● **Written request**: Reproduce the listing word for word. Skip any image.

START Entries shown

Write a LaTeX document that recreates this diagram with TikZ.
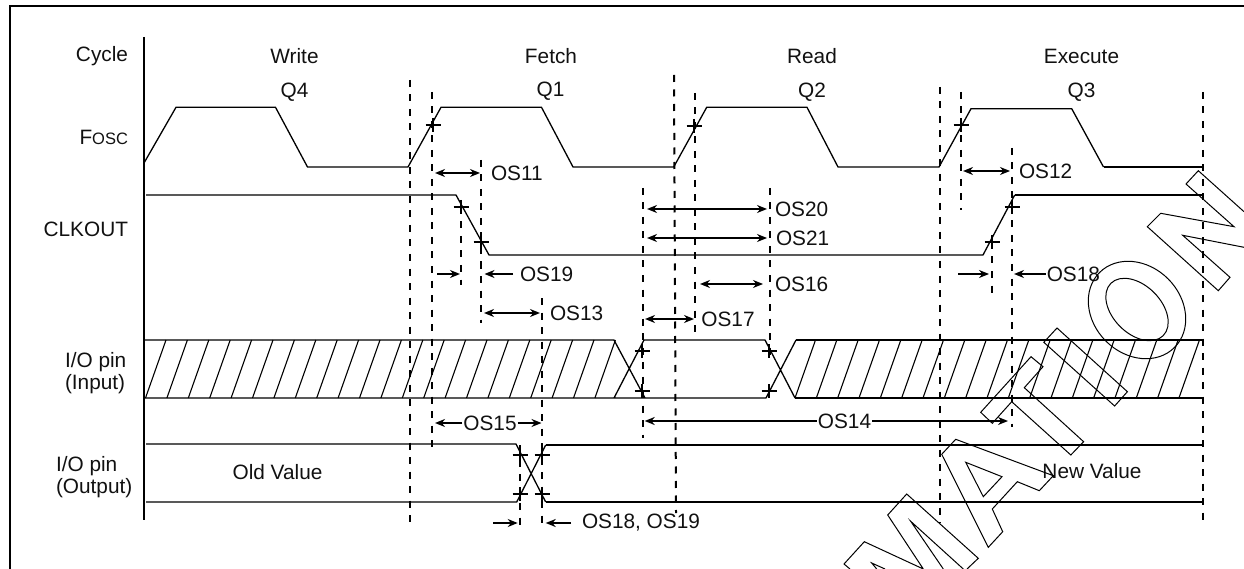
\documentclass[tikz,border=0pt]{standalone}
\usepackage{fontspec}
\setmainfont{Liberation Sans}
\usepackage{xcolor}
\usetikzlibrary{calc,arrows.meta}
\definecolor{inkc}{HTML}{111111}
\tikzset{
  wv/.style={line width=1.3pt,black,line join=miter},
  wvb/.style={line width=2pt,black},
  ht/.style={line width=1.1pt,black},
  dsh/.style={line width=2pt,black,dash pattern=on 7pt off 7.5pt},
  tk/.style={line width=1.7pt,black},
  dm/.style={{Stealth[length=10pt,width=8pt]}-{Stealth[length=10pt,width=8pt]},line width=1.7pt,black},
  ra/.style={-{Stealth[length=10pt,width=8pt]},line width=1.7pt,black},
  wm/.style={line width=1pt,black,line join=miter},
  lb/.style={font=\fontsize{20.8}{22}\selectfont,text=inkc,inner sep=0pt,outer sep=1pt}
}
\begin{document}
\begin{tikzpicture}[x=1pt,y=-1pt]
\useasboundingbox (0,0) rectangle (1244,569);
% frame and time axis
\draw[line width=2pt] (1244,6)--(10,6)--(10,569);
\draw[line width=1.8pt] (144,37)--(144,520);
% row labels
\node[lb,anchor=east] (cyc) at (129,56) {Cycle};
\node[lb,anchor=east] (fo) at (129,137) {F{\fontsize{16.5}{18}\selectfont OSC}};
\node[lb,anchor=east] (clk) at (129,229) {CLKOUT};
\node[lb,anchor=north west,align=left] (ioi) at (64,351) {I/O pin\\(Input)};
\node[lb,anchor=north west,align=left] (ioo) at (55,455) {I/O pin\\(Output)};
% cycle names
\foreach \nm/\xx/\yy/\tx in {wr/294.5/56/Write,fe/551/56/Fetch,re/812/56/Read,ex/1081.5/56/Execute,
 qa/294.5/92/Q4,qb/550.5/91/Q1,qc/812/92/Q2,qd/1081.5/92/Q3}{
 \node[lb] (\nm) at (\xx,\yy) {\tx};}
\node[lb] (ov) at (277.5,472) {Old Value};
\node[lb] (nv) at (1092,471) {New Value};
% guide lines
\foreach \xx/\ya/\yb in {410/80/522,432/92/448,481/160/323,461/207/285,542/298/530,520/445/531,
 643/188/438,770/188/357,695/93/332,940/87/523,961/92/210,1012/148/427,992/242/295,1203/92/525}{
 \draw[dsh] (\xx,\ya)--(\xx,\yb);}
\draw[dsh] (674,75)--(676,513);
% clock
\draw[wv] (144,163)--(176,107.3)--(275.5,107.3)--(307.5,167)--(408,167)--(441,107.3)--(541.5,107.3)--(573,167)
 --(673.7,167)--(706.7,107.3)--(807,107.3)--(838,167)--(939,167)--(971,108.7)--(1071.7,108.7)--(1103.5,167);
\draw[wvb] (1103.5,167)--(1203,167);
\draw[wv] (146,195)--(456,195)--(489,255)--(983,255)--(1014.7,195);
\draw[wvb] (1014.7,195)--(1203,195);
% input band
\draw[wv] (145,340)--(614,340)--(645,398)--(614,398)--(145,398) (614,398)--(644,340)--(765,340)--(795,398) (645,398)--(766,398)--(796,340);
\draw[wvb] (796,340)--(1203,340) (795,398)--(1203,398);
\foreach \k in {0,...,21}{\draw[ht] ({145.5+21.4*\k},398)--({166+21.4*\k},340);}
\foreach \k in {0,...,18}{\draw[ht] ({795+21.33*\k},398)--({815.5+21.33*\k},340);}
% output band
\draw[wv] (146,444)--(516,444)--(545.7,502) (146,502)--(516.7,502)--(545.7,445);
\draw[wvb] (545.7,445)--(1203,445) (545.7,502)--(1203,502);
% crossing marks
\foreach \cx/\cy in {433/125,694/126,961/125,461/207,481/242,992/242,1012/207,
 642/351,642/391,769/351,769/391,520/455,542/455,520/494,542/494}{
 \draw[tk] (\cx-7.5,\cy)--(\cx+7.5,\cy) (\cx,\cy-7)--(\cx,\cy+7);}
% two headed timings
\foreach \nm/\xa/\xb/\yy/\lx/\tx in {oa/435/480/173/490/OS11,ob/484/540/313/549/OS13,oc/963/1010/171/1018/OS12,
 od/647/767/209/774/OS20,oe/647/767/238/775/OS21,of/700/763/284/774/OS16,og/645/694/319/700.4/OS17}{
 \node[lb,anchor=west] (\nm) at (\lx,\yy) {\tx};
 \draw[dm] (\xa,\yy)--(\xb,\yy);}
% outside arrows
\coordinate (sa) at (437,274); \coordinate (sb) at (460,274); \coordinate (sc) at (484.5,274);
\node[lb,anchor=west] (oh) at (519,274) {OS19};
\draw[ra] (sa)--(sb);
\draw[ra] ($(oh.west)+(-6,0)$)--(sc);
\coordinate (ta) at (958,274); \coordinate (tb) at (989,274); \coordinate (tc) at (1014,274);
\node[lb,anchor=west] (oi) at (1045.8,274) {OS18};
\draw[ra] (ta)--(tb);
\draw[ra] (oi.west)--(tc);
\coordinate (ua) at (493,523); \coordinate (ub) at (517.7,523); \coordinate (uc) at (545.7,523);
\node[lb,anchor=west] (oj) at (581,523) {OS18, OS19};
\draw[ra] (ua)--(ub);
\draw[ra] ($(oj.west)+(-10,0)$)--(uc);
% labels sitting on the line
\coordinate (va) at (435,423); \coordinate (vb) at (541.5,423);
\node[lb] (ok) at (490,423) {OS15};
\draw[ra] (ok.west)--(va);
\draw[ra] (ok.east)--(vb);
\coordinate (wa) at (644.7,421); \coordinate (wb) at (1008,421);
\node[lb] (ol) at (844.5,421) {OS14};
\draw[ra] (ol.west)--(wa);
\draw[ra] (ol.east)--(wb);
% outline letters
\draw[wm] (923.3,569)--(887.7,515)--(906.7,494)--(978.3,558.3)--(967,569)
 (943.3,569)--(910.7,521.3)--(963.3,569)
 (850,569)--(844,564)--(864.3,541.7)--(923.3,569)
 (876.7,569)--(871.7,563)--(885,569);
\draw[wm] (955.7,439.3)--(941.7,454.3)--(988.3,547.3)--(1002.7,531.7)--(992.3,509)--(1017.3,481.7)--(1039.3,490.7)--(1053.3,475.7)--cycle;
\draw[wm] (965.7,462.3)--(1002,476.7)--(983.3,496.7)--cycle;
\draw[wm] (1031,356.7)--(1043,366.7)--(1024.3,387.7)--(1083.6,441.7)--(1070.8,455)--(1011.7,401.7)--(992.3,423.3)--(980.7,412.3)--cycle;
\draw[wm] (1057,328)--(1043.8,342.3)--(1114.6,406)--(1127.4,391.7)--cycle;
\draw[wm,shift={(1137,310)},rotate=-45] (0,0) ellipse [x radius=53,y radius=44];
\draw[wm,shift={(1137,309.5)},rotate=-45] (0,0) ellipse [x radius=37,y radius=24];
\draw[wm] (1244,211.7)--(1198.3,170.7)--(1186,184)--(1234,226.7)--(1160.7,213.3)--(1147.3,226.7)--(1218.3,290.7)--(1230,277.3)--(1182.7,235.3)--(1244,247.3);
\end{tikzpicture}
\end{document}
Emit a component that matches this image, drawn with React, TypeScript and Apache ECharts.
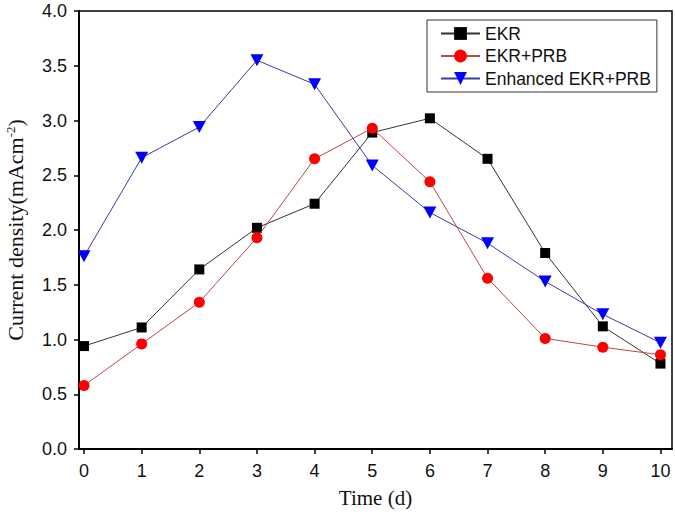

END Entries shown

● **Result of the exercise**:
Write a LaTeX document that recreates this diagram with TikZ.
\documentclass[tikz,border=0pt]{standalone}
\usepackage{fontspec}
\setmainfont{Liberation Sans}
\usepackage{xcolor}
\usetikzlibrary{calc,arrows.meta}
\definecolor{inkc}{HTML}{111111}
\tikzset{
  wv/.style={line width=1.3pt,black,line join=miter},
  wvb/.style={line width=2pt,black},
  ht/.style={line width=1.1pt,black},
  dsh/.style={line width=2pt,black,dash pattern=on 7pt off 7.5pt},
  tk/.style={line width=1.7pt,black},
  dm/.style={{Stealth[length=10pt,width=8pt]}-{Stealth[length=10pt,width=8pt]},line width=1.7pt,black},
  ra/.style={-{Stealth[length=10pt,width=8pt]},line width=1.7pt,black},
  wm/.style={line width=1pt,black,line join=miter},
  lb/.style={font=\fontsize{20.8}{22}\selectfont,text=inkc,inner sep=0pt,outer sep=1pt}
}
\begin{document}
\begin{tikzpicture}[x=1pt,y=-1pt]
\useasboundingbox (0,0) rectangle (1244,569);
% frame and time axis
\draw[line width=2pt] (1244,6)--(10,6)--(10,569);
\draw[line width=1.8pt] (144,37)--(144,520);
% row labels
\node[lb,anchor=east] (cyc) at (129,56) {Cycle};
\node[lb,anchor=east] (fo) at (129,137) {F{\fontsize{16.5}{18}\selectfont OSC}};
\node[lb,anchor=east] (clk) at (129,229) {CLKOUT};
\node[lb,anchor=north west,align=left] (ioi) at (64,351) {I/O pin\\(Input)};
\node[lb,anchor=north west,align=left] (ioo) at (55,455) {I/O pin\\(Output)};
% cycle names
\foreach \nm/\xx/\yy/\tx in {wr/294.5/56/Write,fe/551/56/Fetch,re/812/56/Read,ex/1081.5/56/Execute,
 qa/294.5/92/Q4,qb/550.5/91/Q1,qc/812/92/Q2,qd/1081.5/92/Q3}{
 \node[lb] (\nm) at (\xx,\yy) {\tx};}
\node[lb] (ov) at (277.5,472) {Old Value};
\node[lb] (nv) at (1092,471) {New Value};
% guide lines
\foreach \xx/\ya/\yb in {410/80/522,432/92/448,481/160/323,461/207/285,542/298/530,520/445/531,
 643/188/438,770/188/357,695/93/332,940/87/523,961/92/210,1012/148/427,992/242/295,1203/92/525}{
 \draw[dsh] (\xx,\ya)--(\xx,\yb);}
\draw[dsh] (674,75)--(676,513);
% clock
\draw[wv] (144,163)--(176,107.3)--(275.5,107.3)--(307.5,167)--(408,167)--(441,107.3)--(541.5,107.3)--(573,167)
 --(673.7,167)--(706.7,107.3)--(807,107.3)--(838,167)--(939,167)--(971,108.7)--(1071.7,108.7)--(1103.5,167);
\draw[wvb] (1103.5,167)--(1203,167);
\draw[wv] (146,195)--(456,195)--(489,255)--(983,255)--(1014.7,195);
\draw[wvb] (1014.7,195)--(1203,195);
% input band
\draw[wv] (145,340)--(614,340)--(645,398)--(614,398)--(145,398) (614,398)--(644,340)--(765,340)--(795,398) (645,398)--(766,398)--(796,340);
\draw[wvb] (796,340)--(1203,340) (795,398)--(1203,398);
\foreach \k in {0,...,21}{\draw[ht] ({145.5+21.4*\k},398)--({166+21.4*\k},340);}
\foreach \k in {0,...,18}{\draw[ht] ({795+21.33*\k},398)--({815.5+21.33*\k},340);}
% output band
\draw[wv] (146,444)--(516,444)--(545.7,502) (146,502)--(516.7,502)--(545.7,445);
\draw[wvb] (545.7,445)--(1203,445) (545.7,502)--(1203,502);
% crossing marks
\foreach \cx/\cy in {433/125,694/126,961/125,461/207,481/242,992/242,1012/207,
 642/351,642/391,769/351,769/391,520/455,542/455,520/494,542/494}{
 \draw[tk] (\cx-7.5,\cy)--(\cx+7.5,\cy) (\cx,\cy-7)--(\cx,\cy+7);}
% two headed timings
\foreach \nm/\xa/\xb/\yy/\lx/\tx in {oa/435/480/173/490/OS11,ob/484/540/313/549/OS13,oc/963/1010/171/1018/OS12,
 od/647/767/209/774/OS20,oe/647/767/238/775/OS21,of/700/763/284/774/OS16,og/645/694/319/700.4/OS17}{
 \node[lb,anchor=west] (\nm) at (\lx,\yy) {\tx};
 \draw[dm] (\xa,\yy)--(\xb,\yy);}
% outside arrows
\coordinate (sa) at (437,274); \coordinate (sb) at (460,274); \coordinate (sc) at (484.5,274);
\node[lb,anchor=west] (oh) at (519,274) {OS19};
\draw[ra] (sa)--(sb);
\draw[ra] ($(oh.west)+(-6,0)$)--(sc);
\coordinate (ta) at (958,274); \coordinate (tb) at (989,274); \coordinate (tc) at (1014,274);
\node[lb,anchor=west] (oi) at (1045.8,274) {OS18};
\draw[ra] (ta)--(tb);
\draw[ra] (oi.west)--(tc);
\coordinate (ua) at (493,523); \coordinate (ub) at (517.7,523); \coordinate (uc) at (545.7,523);
\node[lb,anchor=west] (oj) at (581,523) {OS18, OS19};
\draw[ra] (ua)--(ub);
\draw[ra] ($(oj.west)+(-10,0)$)--(uc);
% labels sitting on the line
\coordinate (va) at (435,423); \coordinate (vb) at (541.5,423);
\node[lb] (ok) at (490,423) {OS15};
\draw[ra] (ok.west)--(va);
\draw[ra] (ok.east)--(vb);
\coordinate (wa) at (644.7,421); \coordinate (wb) at (1008,421);
\node[lb] (ol) at (844.5,421) {OS14};
\draw[ra] (ol.west)--(wa);
\draw[ra] (ol.east)--(wb);
% outline letters
\draw[wm] (923.3,569)--(887.7,515)--(906.7,494)--(978.3,558.3)--(967,569)
 (943.3,569)--(910.7,521.3)--(963.3,569)
 (850,569)--(844,564)--(864.3,541.7)--(923.3,569)
 (876.7,569)--(871.7,563)--(885,569);
\draw[wm] (955.7,439.3)--(941.7,454.3)--(988.3,547.3)--(1002.7,531.7)--(992.3,509)--(1017.3,481.7)--(1039.3,490.7)--(1053.3,475.7)--cycle;
\draw[wm] (965.7,462.3)--(1002,476.7)--(983.3,496.7)--cycle;
\draw[wm] (1031,356.7)--(1043,366.7)--(1024.3,387.7)--(1083.6,441.7)--(1070.8,455)--(1011.7,401.7)--(992.3,423.3)--(980.7,412.3)--cycle;
\draw[wm] (1057,328)--(1043.8,342.3)--(1114.6,406)--(1127.4,391.7)--cycle;
\draw[wm,shift={(1137,310)},rotate=-45] (0,0) ellipse [x radius=53,y radius=44];
\draw[wm,shift={(1137,309.5)},rotate=-45] (0,0) ellipse [x radius=37,y radius=24];
\draw[wm] (1244,211.7)--(1198.3,170.7)--(1186,184)--(1234,226.7)--(1160.7,213.3)--(1147.3,226.7)--(1218.3,290.7)--(1230,277.3)--(1182.7,235.3)--(1244,247.3);
\end{tikzpicture}
\end{document}
Emit a component that matches this image, drawn with React, TypeScript and Apache ECharts.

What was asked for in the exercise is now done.